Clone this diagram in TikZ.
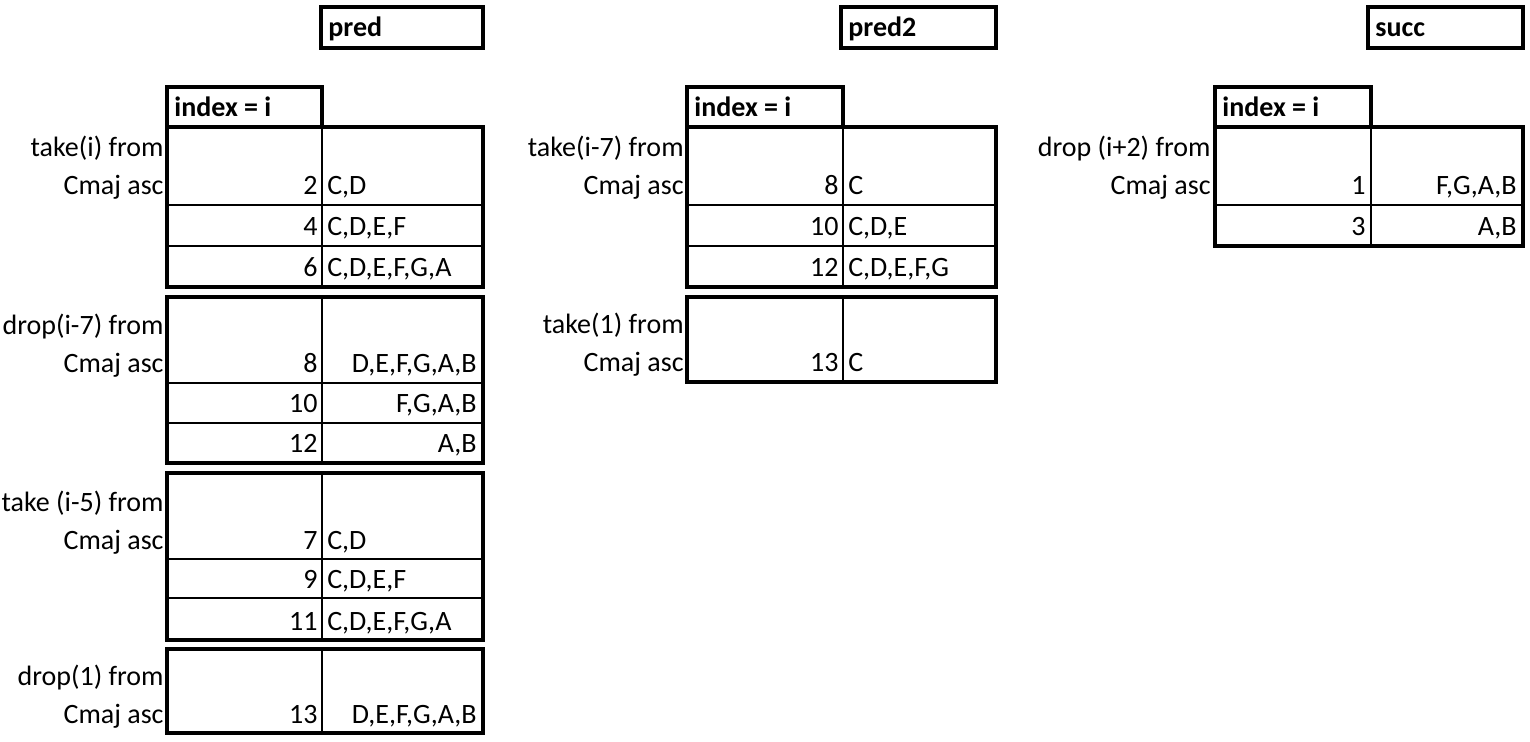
\documentclass[tikz,border=0pt]{standalone}
\usepackage{fontspec}
\setmainfont{Carlito}
\newcommand\cellsize{\fontsize{14}{16}\selectfont}
\tikzset{
  outer/.style={line width=1.6pt},
  inner/.style={line width=0.6pt},
  rowlbl/.style={anchor=base east,inner sep=0pt},
  numcell/.style={anchor=base east,inner sep=0pt},
  lcell/.style={anchor=base west,inner sep=0pt},
  rcell/.style={anchor=base east,inner sep=0pt},
  headtxt/.style={anchor=base west,inner sep=0pt,font=\cellsize\bfseries}
}
\begin{document}
\begin{tikzpicture}[x=0.5pt,y=-0.5pt,font=\cellsize]
\useasboundingbox (0,0) rectangle (1530,742);
% function names and index headers
\foreach \n/\xa/\xb/\t in {pred/321/483/pred,predb/841/996/pred2,succ/1368/1523/succ} {
  \draw [outer] (\xa,7) rectangle (\xb,48);
  \node [headtxt] (\n) at (\xa+7,37) {\t};
}
\foreach \n/\xa/\xb in {pidx/167/322,qidx/687/843,sidx/1215/1371} {
  \draw [outer] (\xa,87) rectangle (\xb,127);
  \node [headtxt] (\n) at (\xa+7,117) {index = i};
}
% pred
\draw [outer] (167,127) rectangle (483,287);
\draw [inner] (322,127) -- (322,287);
\foreach \y in {205,246} \draw [inner] (167,\y) -- (483,\y);
\node [rowlbl] (pta) at (164,157) {take(i) from};
\node [rowlbl] (ptb) at (164,195) {Cmaj asc};
\foreach \y/\i/\s in {195/2/{C,D},236/4/{C,D,E,F},277/6/{C,D,E,F,G,A}} {
  \node [numcell] (ptn\i) at (318,\y) {\i};
  \node [lcell] (pts\i) at (327,\y) {\s};
}
\draw [outer] (167,297) rectangle (483,463);
\draw [inner] (322,297) -- (322,463);
\foreach \y in {383,423} \draw [inner] (167,\y) -- (483,\y);
\node [rowlbl] (pda) at (164,335) {drop(i-7) from};
\node [rowlbl] (pdb) at (164,373) {Cmaj asc};
\foreach \y/\i/\s in {373/8/{D,E,F,G,A,B},413/10/{F,G,A,B},453/12/{A,B}} {
  \node [numcell] (pdn\i) at (318,\y) {\i};
  \node [rcell] (pds\i) at (477,\y) {\s};
}
\draw [outer] (167,473) rectangle (483,640);
\draw [inner] (322,473) -- (322,640);
\foreach \y in {559,598} \draw [inner] (167,\y) -- (483,\y);
\node [rowlbl] (pua) at (164,511) {take (i-5) from};
\node [rowlbl] (pub) at (164,549) {Cmaj asc};
\foreach \y/\i/\s in {549/7/{C,D},588/9/{C,D,E,F},630/11/{C,D,E,F,G,A}} {
  \node [numcell] (pun\i) at (318,\y) {\i};
  \node [lcell] (pus\i) at (327,\y) {\s};
}
\draw [outer] (167,649) rectangle (483,733);
\draw [inner] (322,649) -- (322,733);
\node [rowlbl] (pea) at (164,685) {drop(1) from};
\node [rowlbl] (peb) at (164,723) {Cmaj asc};
\node [numcell] (pen13) at (318,723) {13};
\node [rcell] (pes13) at (477,723) {D,E,F,G,A,B};
% pred2
\draw [outer] (687,127) rectangle (996,287);
\draw [inner] (843,127) -- (843,287);
\foreach \y in {205,246} \draw [inner] (687,\y) -- (996,\y);
\node [rowlbl] (qta) at (684,157) {take(i-7) from};
\node [rowlbl] (qtb) at (684,195) {Cmaj asc};
\foreach \y/\i/\s in {195/8/C,236/10/{C,D,E},277/12/{C,D,E,F,G}} {
  \node [numcell] (qtn\i) at (839,\y) {\i};
  \node [lcell] (qts\i) at (848,\y) {\s};
}
\draw [outer] (687,297) rectangle (996,382);
\draw [inner] (843,297) -- (843,382);
\node [rowlbl] (qea) at (684,334) {take(1) from};
\node [rowlbl] (qeb) at (684,372) {Cmaj asc};
\node [numcell] (qen13) at (839,372) {13};
\node [lcell] (qes13) at (848,372) {C};
% succ
\draw [outer] (1215,127) rectangle (1523,246);
\draw [inner] (1371,127) -- (1371,246);
\draw [inner] (1215,205) -- (1523,205);
\node [rowlbl] (sda) at (1211,157) {drop (i+2) from};
\node [rowlbl] (sdb) at (1211,195) {Cmaj asc};
\foreach \y/\i/\s in {195/1/{F,G,A,B},236/3/{A,B}} {
  \node [numcell] (sdn\i) at (1366,\y) {\i};
  \node [rcell] (sds\i) at (1517,\y) {\s};
}
\end{tikzpicture}
\end{document}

++++++++++

[Goal] Without including any pictures, print all of the material exactly as given.

[Response to the exercise]
Clone this diagram in TikZ.
\documentclass[tikz,border=0pt]{standalone}
\usepackage{fontspec}
\setmainfont{Carlito}
\newcommand\cellsize{\fontsize{14}{16}\selectfont}
\tikzset{
  outer/.style={line width=1.6pt},
  inner/.style={line width=0.6pt},
  rowlbl/.style={anchor=base east,inner sep=0pt},
  numcell/.style={anchor=base east,inner sep=0pt},
  lcell/.style={anchor=base west,inner sep=0pt},
  rcell/.style={anchor=base east,inner sep=0pt},
  headtxt/.style={anchor=base west,inner sep=0pt,font=\cellsize\bfseries}
}
\begin{document}
\begin{tikzpicture}[x=0.5pt,y=-0.5pt,font=\cellsize]
\useasboundingbox (0,0) rectangle (1530,742);
% function names and index headers
\foreach \n/\xa/\xb/\t in {pred/321/483/pred,predb/841/996/pred2,succ/1368/1523/succ} {
  \draw [outer] (\xa,7) rectangle (\xb,48);
  \node [headtxt] (\n) at (\xa+7,37) {\t};
}
\foreach \n/\xa/\xb in {pidx/167/322,qidx/687/843,sidx/1215/1371} {
  \draw [outer] (\xa,87) rectangle (\xb,127);
  \node [headtxt] (\n) at (\xa+7,117) {index = i};
}
% pred
\draw [outer] (167,127) rectangle (483,287);
\draw [inner] (322,127) -- (322,287);
\foreach \y in {205,246} \draw [inner] (167,\y) -- (483,\y);
\node [rowlbl] (pta) at (164,157) {take(i) from};
\node [rowlbl] (ptb) at (164,195) {Cmaj asc};
\foreach \y/\i/\s in {195/2/{C,D},236/4/{C,D,E,F},277/6/{C,D,E,F,G,A}} {
  \node [numcell] (ptn\i) at (318,\y) {\i};
  \node [lcell] (pts\i) at (327,\y) {\s};
}
\draw [outer] (167,297) rectangle (483,463);
\draw [inner] (322,297) -- (322,463);
\foreach \y in {383,423} \draw [inner] (167,\y) -- (483,\y);
\node [rowlbl] (pda) at (164,335) {drop(i-7) from};
\node [rowlbl] (pdb) at (164,373) {Cmaj asc};
\foreach \y/\i/\s in {373/8/{D,E,F,G,A,B},413/10/{F,G,A,B},453/12/{A,B}} {
  \node [numcell] (pdn\i) at (318,\y) {\i};
  \node [rcell] (pds\i) at (477,\y) {\s};
}
\draw [outer] (167,473) rectangle (483,640);
\draw [inner] (322,473) -- (322,640);
\foreach \y in {559,598} \draw [inner] (167,\y) -- (483,\y);
\node [rowlbl] (pua) at (164,511) {take (i-5) from};
\node [rowlbl] (pub) at (164,549) {Cmaj asc};
\foreach \y/\i/\s in {549/7/{C,D},588/9/{C,D,E,F},630/11/{C,D,E,F,G,A}} {
  \node [numcell] (pun\i) at (318,\y) {\i};
  \node [lcell] (pus\i) at (327,\y) {\s};
}
\draw [outer] (167,649) rectangle (483,733);
\draw [inner] (322,649) -- (322,733);
\node [rowlbl] (pea) at (164,685) {drop(1) from};
\node [rowlbl] (peb) at (164,723) {Cmaj asc};
\node [numcell] (pen13) at (318,723) {13};
\node [rcell] (pes13) at (477,723) {D,E,F,G,A,B};
% pred2
\draw [outer] (687,127) rectangle (996,287);
\draw [inner] (843,127) -- (843,287);
\foreach \y in {205,246} \draw [inner] (687,\y) -- (996,\y);
\node [rowlbl] (qta) at (684,157) {take(i-7) from};
\node [rowlbl] (qtb) at (684,195) {Cmaj asc};
\foreach \y/\i/\s in {195/8/C,236/10/{C,D,E},277/12/{C,D,E,F,G}} {
  \node [numcell] (qtn\i) at (839,\y) {\i};
  \node [lcell] (qts\i) at (848,\y) {\s};
}
\draw [outer] (687,297) rectangle (996,382);
\draw [inner] (843,297) -- (843,382);
\node [rowlbl] (qea) at (684,334) {take(1) from};
\node [rowlbl] (qeb) at (684,372) {Cmaj asc};
\node [numcell] (qen13) at (839,372) {13};
\node [lcell] (qes13) at (848,372) {C};
% succ
\draw [outer] (1215,127) rectangle (1523,246);
\draw [inner] (1371,127) -- (1371,246);
\draw [inner] (1215,205) -- (1523,205);
\node [rowlbl] (sda) at (1211,157) {drop (i+2) from};
\node [rowlbl] (sdb) at (1211,195) {Cmaj asc};
\foreach \y/\i/\s in {195/1/{F,G,A,B},236/3/{A,B}} {
  \node [numcell] (sdn\i) at (1366,\y) {\i};
  \node [rcell] (sds\i) at (1517,\y) {\s};
}
\end{tikzpicture}
\end{document}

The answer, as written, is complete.